As batalhas travadas individualmente são consequência de uma espera de quase duas décadas para o STF julgar artigos suspensos da Lei de Responsabilidade Fiscal que poderiam aliviar os cofres estaduais. Um deles permitiria ao Executivo dividir o aperto fiscal entre os Poderes. O julgamento foi paralisado em agosto quando o placar estava em 5 a 5 - falta o voto do ministro Celso de Mello.
Sem uma regra geral, resta a cada Estado negociar acordos individuais. Caberá ao Supremo decidir, por exemplo, se o Rio Grande do Sul poderá manter sua decisão de congelar o orçamento de 2020, eliminando a chance de reajuste nos duodécimos.
Santa Catarina, Paraná e Goiás também tentaram, sem sucesso, "economizar" nas transferências durante a votação de suas respectivas LDOs, mas sem apelar ao Supremo.
Mato Grosso, Tocantins, Roraima, Rio Grande do Norte, Sergipe, Paraíba e Rio foram acionados na Corte após atrasarem as parcelas, que devem ser pagas até dia 20 - hoje estão normalizadas. Já o Amapá acionou o STF para pagar menos ao Tribunal de Justiça.
Acordos
Após ser derrotado na Assembleia Legislativa de Santa Catarina em sua tentativa de reduzir em R$ 500 milhões as transferências mensais, a partir de um corte linear de 10%, o governo do Comandante Moisés (PSL) fechou um acordo com os chefes dos Poderes que prevê uma devolução de R$ 268 milhões até o fim do ano.

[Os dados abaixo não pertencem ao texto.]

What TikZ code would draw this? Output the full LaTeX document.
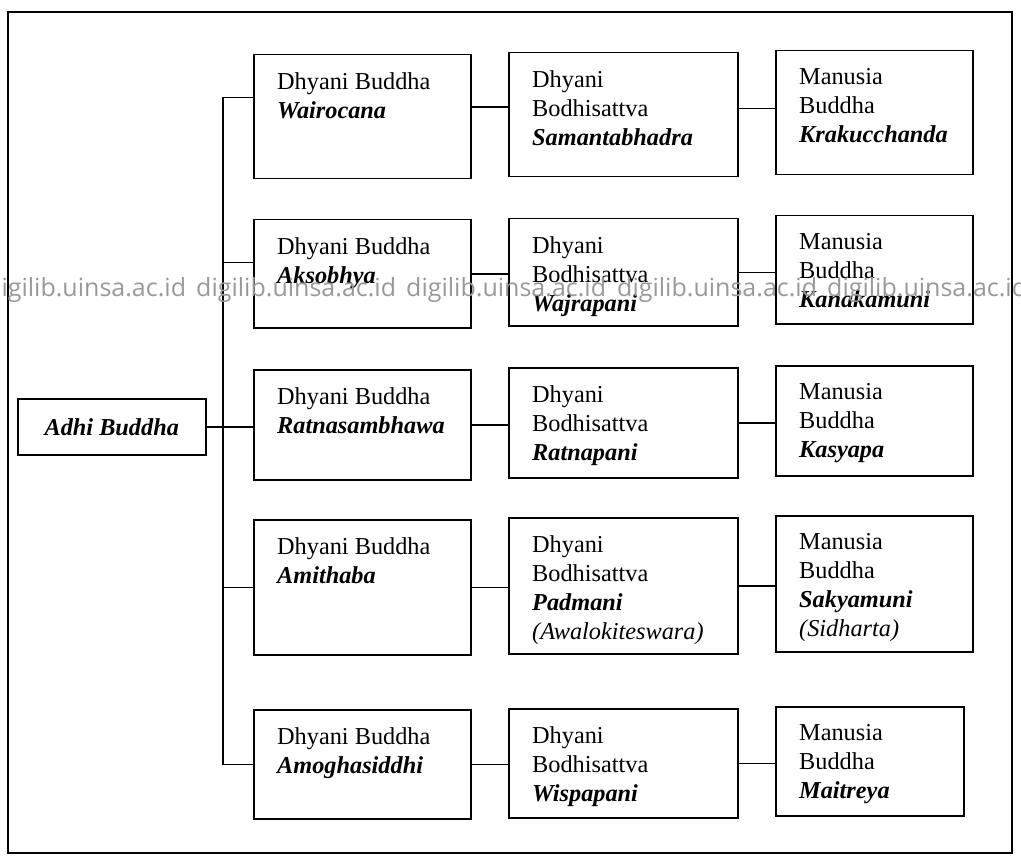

"Isso mostra que há sobra de recursos. Mas só seis dos 40 deputados votaram a favor da redução. A devolução, portanto, é uma conquista, apesar de não ser o modelo ideal", disse o chefe da Casa Civil de Santa Catarina, Douglas Borba.

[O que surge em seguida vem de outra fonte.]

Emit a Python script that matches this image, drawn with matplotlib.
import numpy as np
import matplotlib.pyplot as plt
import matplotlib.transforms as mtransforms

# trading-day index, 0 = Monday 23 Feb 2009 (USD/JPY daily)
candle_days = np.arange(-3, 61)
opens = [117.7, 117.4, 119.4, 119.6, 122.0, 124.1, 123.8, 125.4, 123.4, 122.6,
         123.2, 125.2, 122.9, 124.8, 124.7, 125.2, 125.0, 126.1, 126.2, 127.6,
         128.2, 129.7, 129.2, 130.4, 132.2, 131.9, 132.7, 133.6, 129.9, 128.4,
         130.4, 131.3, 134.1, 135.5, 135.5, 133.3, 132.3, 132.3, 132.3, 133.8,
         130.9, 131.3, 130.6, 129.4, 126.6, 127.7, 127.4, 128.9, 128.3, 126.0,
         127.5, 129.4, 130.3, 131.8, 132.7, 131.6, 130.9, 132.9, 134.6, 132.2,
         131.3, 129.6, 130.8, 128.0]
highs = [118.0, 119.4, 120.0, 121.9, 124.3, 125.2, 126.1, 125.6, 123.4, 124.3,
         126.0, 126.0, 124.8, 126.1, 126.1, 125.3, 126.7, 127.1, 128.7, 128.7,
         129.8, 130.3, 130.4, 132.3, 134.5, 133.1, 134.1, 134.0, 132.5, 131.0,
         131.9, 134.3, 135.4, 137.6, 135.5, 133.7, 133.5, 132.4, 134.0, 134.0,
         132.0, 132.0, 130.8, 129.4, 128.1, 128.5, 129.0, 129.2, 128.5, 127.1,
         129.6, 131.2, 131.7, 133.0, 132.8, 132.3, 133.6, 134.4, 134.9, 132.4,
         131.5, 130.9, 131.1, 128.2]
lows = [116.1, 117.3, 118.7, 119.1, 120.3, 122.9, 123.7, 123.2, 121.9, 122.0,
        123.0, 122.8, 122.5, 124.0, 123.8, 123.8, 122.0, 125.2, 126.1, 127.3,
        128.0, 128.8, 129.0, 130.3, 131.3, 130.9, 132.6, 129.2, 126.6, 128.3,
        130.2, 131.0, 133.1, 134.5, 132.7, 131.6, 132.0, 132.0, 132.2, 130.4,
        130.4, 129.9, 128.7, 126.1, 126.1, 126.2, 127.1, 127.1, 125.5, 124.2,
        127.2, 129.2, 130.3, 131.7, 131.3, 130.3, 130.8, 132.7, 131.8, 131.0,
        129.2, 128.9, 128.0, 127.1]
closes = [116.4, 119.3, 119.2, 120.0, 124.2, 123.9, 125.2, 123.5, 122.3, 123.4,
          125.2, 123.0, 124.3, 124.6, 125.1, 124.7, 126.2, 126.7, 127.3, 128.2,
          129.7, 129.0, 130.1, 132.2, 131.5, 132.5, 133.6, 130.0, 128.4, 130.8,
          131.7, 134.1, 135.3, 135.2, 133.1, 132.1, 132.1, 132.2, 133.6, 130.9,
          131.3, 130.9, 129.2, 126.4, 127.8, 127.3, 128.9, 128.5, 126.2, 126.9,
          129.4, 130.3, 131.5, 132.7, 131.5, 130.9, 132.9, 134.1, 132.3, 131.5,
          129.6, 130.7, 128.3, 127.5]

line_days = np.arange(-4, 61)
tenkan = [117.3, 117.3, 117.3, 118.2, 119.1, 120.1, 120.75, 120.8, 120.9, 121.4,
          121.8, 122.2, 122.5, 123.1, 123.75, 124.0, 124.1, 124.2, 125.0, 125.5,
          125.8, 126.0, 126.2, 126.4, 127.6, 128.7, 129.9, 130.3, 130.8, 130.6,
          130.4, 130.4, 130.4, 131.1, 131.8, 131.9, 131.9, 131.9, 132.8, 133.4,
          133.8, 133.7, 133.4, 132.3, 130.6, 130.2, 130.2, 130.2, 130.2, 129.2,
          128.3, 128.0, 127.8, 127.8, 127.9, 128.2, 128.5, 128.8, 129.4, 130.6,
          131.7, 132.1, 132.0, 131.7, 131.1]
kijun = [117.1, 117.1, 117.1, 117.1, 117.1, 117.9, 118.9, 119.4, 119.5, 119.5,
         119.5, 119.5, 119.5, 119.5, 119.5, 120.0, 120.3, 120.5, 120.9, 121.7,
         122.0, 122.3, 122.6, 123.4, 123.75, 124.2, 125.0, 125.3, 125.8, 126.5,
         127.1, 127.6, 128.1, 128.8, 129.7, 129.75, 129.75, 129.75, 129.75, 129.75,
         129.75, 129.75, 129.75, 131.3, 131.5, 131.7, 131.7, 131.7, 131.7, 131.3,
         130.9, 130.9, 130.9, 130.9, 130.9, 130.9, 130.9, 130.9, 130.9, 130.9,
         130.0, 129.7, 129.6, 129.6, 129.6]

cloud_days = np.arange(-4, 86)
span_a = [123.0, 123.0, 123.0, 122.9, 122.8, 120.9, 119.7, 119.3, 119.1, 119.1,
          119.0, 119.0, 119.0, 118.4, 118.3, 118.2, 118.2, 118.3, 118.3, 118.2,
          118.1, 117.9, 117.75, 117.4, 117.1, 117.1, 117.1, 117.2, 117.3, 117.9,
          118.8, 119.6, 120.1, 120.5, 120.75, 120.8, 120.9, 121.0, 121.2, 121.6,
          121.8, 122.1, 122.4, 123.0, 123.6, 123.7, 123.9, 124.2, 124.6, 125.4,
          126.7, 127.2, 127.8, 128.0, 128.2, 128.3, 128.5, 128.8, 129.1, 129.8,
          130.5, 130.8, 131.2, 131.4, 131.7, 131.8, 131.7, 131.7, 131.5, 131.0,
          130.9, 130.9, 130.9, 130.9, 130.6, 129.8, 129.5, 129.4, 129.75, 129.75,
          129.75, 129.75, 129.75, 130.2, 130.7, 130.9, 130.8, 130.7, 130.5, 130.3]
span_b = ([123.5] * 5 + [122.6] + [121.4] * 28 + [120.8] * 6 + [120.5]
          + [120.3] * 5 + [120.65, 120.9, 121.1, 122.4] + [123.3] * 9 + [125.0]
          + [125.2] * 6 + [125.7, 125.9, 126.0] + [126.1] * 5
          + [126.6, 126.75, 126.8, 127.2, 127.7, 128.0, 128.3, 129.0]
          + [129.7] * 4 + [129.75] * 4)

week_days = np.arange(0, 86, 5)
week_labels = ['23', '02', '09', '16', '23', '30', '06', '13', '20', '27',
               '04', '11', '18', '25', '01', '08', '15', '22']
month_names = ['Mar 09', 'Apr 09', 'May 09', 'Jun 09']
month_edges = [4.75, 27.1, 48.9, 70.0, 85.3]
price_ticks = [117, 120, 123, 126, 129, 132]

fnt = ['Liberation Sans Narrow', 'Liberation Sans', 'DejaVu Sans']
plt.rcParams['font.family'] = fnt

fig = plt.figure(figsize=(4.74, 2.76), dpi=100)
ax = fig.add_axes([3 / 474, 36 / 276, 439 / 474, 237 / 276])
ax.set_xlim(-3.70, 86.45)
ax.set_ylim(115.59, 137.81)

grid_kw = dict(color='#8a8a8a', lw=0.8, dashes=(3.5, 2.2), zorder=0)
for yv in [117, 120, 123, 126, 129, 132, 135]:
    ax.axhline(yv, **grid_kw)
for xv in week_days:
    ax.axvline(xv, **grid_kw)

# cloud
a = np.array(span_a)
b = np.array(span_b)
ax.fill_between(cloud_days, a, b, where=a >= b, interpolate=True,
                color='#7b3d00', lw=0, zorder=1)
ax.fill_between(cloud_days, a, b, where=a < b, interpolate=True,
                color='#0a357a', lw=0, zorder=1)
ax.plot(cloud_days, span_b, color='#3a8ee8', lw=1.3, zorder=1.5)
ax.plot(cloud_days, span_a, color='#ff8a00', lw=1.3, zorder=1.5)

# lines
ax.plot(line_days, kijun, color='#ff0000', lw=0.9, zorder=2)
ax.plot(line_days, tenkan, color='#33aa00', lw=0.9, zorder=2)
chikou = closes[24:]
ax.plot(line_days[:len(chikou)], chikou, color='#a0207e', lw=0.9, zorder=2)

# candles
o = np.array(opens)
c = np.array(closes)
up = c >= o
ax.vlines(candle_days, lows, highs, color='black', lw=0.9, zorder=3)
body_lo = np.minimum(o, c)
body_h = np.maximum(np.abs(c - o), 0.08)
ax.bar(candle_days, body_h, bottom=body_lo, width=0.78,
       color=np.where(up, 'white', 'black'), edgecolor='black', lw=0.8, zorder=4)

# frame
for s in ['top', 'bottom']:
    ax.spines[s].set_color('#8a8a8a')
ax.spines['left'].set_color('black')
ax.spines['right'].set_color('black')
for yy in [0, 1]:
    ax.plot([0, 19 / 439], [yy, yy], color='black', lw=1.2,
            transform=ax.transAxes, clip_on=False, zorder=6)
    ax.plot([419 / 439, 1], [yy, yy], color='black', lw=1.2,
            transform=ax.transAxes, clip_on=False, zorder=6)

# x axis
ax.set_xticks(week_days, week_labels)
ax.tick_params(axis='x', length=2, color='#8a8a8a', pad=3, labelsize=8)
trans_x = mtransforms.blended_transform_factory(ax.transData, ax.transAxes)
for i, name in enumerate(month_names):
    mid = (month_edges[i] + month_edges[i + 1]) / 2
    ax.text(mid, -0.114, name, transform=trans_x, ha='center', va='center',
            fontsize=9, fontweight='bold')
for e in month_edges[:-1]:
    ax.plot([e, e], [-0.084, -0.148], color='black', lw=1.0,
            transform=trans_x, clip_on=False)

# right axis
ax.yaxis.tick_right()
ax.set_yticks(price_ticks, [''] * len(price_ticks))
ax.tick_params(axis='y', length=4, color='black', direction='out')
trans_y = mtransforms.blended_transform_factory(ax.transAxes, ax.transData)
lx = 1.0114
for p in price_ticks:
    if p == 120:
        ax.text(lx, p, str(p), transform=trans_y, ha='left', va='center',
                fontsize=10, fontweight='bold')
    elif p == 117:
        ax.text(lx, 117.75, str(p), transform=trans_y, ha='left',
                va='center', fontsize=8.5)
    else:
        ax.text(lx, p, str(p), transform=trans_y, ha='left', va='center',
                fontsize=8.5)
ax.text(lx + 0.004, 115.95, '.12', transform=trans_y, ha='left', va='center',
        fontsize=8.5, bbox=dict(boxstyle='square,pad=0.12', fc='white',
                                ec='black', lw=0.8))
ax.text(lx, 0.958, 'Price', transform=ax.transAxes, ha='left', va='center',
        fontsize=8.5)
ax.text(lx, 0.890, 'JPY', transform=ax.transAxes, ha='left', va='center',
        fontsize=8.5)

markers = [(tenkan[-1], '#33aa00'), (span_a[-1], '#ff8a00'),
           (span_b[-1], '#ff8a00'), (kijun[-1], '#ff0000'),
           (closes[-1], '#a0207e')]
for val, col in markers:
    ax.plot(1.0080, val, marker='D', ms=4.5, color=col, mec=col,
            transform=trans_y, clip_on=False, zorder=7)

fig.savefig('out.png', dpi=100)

Situação parecida ocorreu no Paraná. Ratinho Júnior (PSD) tentou reduzir o valor das transferências, sem êxito. A mudança na base de cálculo, para menos, foi vetada na Assembleia, mas o governo conseguiu que o pagamento de pensões do TJ e do MP não saia mais dos cofres estaduais.

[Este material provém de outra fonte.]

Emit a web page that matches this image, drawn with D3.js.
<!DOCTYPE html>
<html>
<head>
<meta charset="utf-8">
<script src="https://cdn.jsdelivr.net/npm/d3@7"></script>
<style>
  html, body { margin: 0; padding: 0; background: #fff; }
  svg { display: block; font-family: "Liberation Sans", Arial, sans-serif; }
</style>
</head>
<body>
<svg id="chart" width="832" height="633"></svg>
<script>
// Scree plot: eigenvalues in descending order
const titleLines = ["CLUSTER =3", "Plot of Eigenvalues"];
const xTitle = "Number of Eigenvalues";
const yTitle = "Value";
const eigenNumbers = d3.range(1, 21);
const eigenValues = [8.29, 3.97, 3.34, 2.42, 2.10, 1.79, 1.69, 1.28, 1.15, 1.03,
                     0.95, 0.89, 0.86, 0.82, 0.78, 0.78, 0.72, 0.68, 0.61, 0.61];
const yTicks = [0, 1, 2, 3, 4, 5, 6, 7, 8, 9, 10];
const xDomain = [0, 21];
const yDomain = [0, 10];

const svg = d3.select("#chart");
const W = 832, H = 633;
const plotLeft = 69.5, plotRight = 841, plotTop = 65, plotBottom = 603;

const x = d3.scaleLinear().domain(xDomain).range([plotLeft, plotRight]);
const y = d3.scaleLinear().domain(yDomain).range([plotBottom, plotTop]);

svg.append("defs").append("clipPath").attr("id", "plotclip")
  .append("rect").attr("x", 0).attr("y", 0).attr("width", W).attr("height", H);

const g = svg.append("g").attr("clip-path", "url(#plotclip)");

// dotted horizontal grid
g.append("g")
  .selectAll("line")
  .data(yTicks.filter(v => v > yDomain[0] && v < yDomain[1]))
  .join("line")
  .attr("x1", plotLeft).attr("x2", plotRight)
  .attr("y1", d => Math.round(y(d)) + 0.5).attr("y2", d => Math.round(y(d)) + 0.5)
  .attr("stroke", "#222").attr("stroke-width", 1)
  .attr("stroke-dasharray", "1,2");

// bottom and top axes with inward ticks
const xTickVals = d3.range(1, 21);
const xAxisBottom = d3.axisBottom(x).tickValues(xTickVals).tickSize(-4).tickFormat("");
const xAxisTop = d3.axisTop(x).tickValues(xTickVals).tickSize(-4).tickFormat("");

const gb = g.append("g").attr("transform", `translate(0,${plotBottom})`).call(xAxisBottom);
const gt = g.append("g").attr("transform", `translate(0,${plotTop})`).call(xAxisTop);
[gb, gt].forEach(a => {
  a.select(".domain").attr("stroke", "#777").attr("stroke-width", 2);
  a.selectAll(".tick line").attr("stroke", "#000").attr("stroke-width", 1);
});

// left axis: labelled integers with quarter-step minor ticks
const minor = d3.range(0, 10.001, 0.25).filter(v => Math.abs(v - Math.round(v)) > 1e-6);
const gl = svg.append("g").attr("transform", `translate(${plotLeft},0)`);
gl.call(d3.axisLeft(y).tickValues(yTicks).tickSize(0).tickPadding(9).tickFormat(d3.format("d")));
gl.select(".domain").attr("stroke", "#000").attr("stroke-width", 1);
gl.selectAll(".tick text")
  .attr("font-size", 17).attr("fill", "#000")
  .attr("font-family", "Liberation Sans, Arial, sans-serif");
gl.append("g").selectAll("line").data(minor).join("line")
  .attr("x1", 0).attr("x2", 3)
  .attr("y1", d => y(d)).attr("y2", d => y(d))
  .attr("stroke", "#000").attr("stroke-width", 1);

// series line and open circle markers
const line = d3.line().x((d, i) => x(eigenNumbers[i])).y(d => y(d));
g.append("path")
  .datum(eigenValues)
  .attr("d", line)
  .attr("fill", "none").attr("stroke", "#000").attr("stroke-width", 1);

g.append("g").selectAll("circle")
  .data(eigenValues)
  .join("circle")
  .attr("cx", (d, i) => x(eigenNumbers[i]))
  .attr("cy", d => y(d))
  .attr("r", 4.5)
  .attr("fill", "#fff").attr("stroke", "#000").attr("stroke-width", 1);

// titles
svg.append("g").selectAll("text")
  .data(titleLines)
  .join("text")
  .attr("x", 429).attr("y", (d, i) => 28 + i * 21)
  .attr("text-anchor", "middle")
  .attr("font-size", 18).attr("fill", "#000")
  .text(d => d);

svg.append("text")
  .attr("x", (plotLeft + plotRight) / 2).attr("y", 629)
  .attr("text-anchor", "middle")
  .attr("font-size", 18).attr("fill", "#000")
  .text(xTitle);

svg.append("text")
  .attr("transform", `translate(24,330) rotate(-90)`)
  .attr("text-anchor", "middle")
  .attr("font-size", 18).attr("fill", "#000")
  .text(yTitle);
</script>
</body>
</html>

Outras duas mudanças ajudarão a aliviar as contas: o governo deixará de pagar as custas processuais judiciais e extrajudiciais e ficará com as "sobras" dos duodécimos ao fim de cada ano. A soma total chega a R$ 150 milhões. "No fim, ficou 'elas por elas'", disse o chefe da Casa Civil do Paraná, Guto Silva.
Para Adib Kassouf Sad, especialista em direito administrativo, a falta de atualização da legislação relativa ao pagamento dos duodécimos - a lei é de 1964 - e a falta de controle da qualidade do gasto levam a dúvidas sobre os repasses. "Mas eles são constitucionais, servem para assegurar a independência entre os Poderes, que não podem ficar com o pires na mão. Precisamos é começar a avaliar a eficiência do uso do dinheiro público, seja por qual órgão for." As informações são do jornal O Estado de S. Paulo.